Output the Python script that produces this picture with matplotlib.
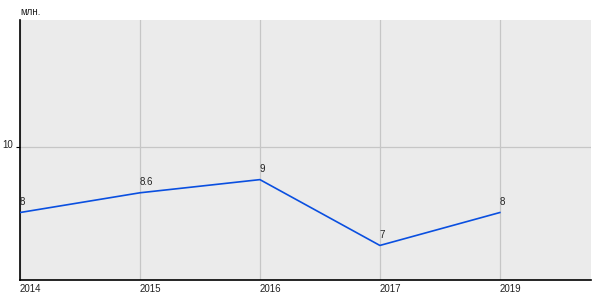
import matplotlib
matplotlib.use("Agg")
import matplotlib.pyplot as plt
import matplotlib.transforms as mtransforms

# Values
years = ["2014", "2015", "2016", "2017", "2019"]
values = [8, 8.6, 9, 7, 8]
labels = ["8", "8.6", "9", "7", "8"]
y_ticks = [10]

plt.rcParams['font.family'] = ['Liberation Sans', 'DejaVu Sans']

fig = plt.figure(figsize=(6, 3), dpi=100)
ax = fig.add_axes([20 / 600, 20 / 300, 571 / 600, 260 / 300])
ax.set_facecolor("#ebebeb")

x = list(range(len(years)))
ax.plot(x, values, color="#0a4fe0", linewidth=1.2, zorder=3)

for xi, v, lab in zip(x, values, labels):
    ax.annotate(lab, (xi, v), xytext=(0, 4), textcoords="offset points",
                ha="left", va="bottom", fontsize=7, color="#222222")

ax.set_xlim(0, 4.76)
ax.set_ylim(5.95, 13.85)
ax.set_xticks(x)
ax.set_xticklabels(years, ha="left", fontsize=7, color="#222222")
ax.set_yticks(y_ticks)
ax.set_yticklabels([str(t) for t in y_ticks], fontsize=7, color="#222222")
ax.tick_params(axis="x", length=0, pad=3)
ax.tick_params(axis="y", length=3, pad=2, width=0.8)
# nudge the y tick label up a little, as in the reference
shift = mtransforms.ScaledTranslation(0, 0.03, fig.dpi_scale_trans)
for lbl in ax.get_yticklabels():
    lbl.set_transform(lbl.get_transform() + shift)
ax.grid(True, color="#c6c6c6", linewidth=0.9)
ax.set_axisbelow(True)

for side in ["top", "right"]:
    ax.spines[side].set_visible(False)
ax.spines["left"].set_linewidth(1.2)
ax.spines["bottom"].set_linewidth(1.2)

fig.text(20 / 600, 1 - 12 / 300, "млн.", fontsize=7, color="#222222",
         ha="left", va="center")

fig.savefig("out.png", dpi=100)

---

» What you need to do
Would you return the data exactly as written, without the pictures?

» Solution to the exercise
Output the Python script that produces this picture with matplotlib.
import matplotlib
matplotlib.use("Agg")
import matplotlib.pyplot as plt
import matplotlib.transforms as mtransforms

# Values
years = ["2014", "2015", "2016", "2017", "2019"]
values = [8, 8.6, 9, 7, 8]
labels = ["8", "8.6", "9", "7", "8"]
y_ticks = [10]

plt.rcParams['font.family'] = ['Liberation Sans', 'DejaVu Sans']

fig = plt.figure(figsize=(6, 3), dpi=100)
ax = fig.add_axes([20 / 600, 20 / 300, 571 / 600, 260 / 300])
ax.set_facecolor("#ebebeb")

x = list(range(len(years)))
ax.plot(x, values, color="#0a4fe0", linewidth=1.2, zorder=3)

for xi, v, lab in zip(x, values, labels):
    ax.annotate(lab, (xi, v), xytext=(0, 4), textcoords="offset points",
                ha="left", va="bottom", fontsize=7, color="#222222")

ax.set_xlim(0, 4.76)
ax.set_ylim(5.95, 13.85)
ax.set_xticks(x)
ax.set_xticklabels(years, ha="left", fontsize=7, color="#222222")
ax.set_yticks(y_ticks)
ax.set_yticklabels([str(t) for t in y_ticks], fontsize=7, color="#222222")
ax.tick_params(axis="x", length=0, pad=3)
ax.tick_params(axis="y", length=3, pad=2, width=0.8)
# nudge the y tick label up a little, as in the reference
shift = mtransforms.ScaledTranslation(0, 0.03, fig.dpi_scale_trans)
for lbl in ax.get_yticklabels():
    lbl.set_transform(lbl.get_transform() + shift)
ax.grid(True, color="#c6c6c6", linewidth=0.9)
ax.set_axisbelow(True)

for side in ["top", "right"]:
    ax.spines[side].set_visible(False)
ax.spines["left"].set_linewidth(1.2)
ax.spines["bottom"].set_linewidth(1.2)

fig.text(20 / 600, 1 - 12 / 300, "млн.", fontsize=7, color="#222222",
         ha="left", va="center")

fig.savefig("out.png", dpi=100)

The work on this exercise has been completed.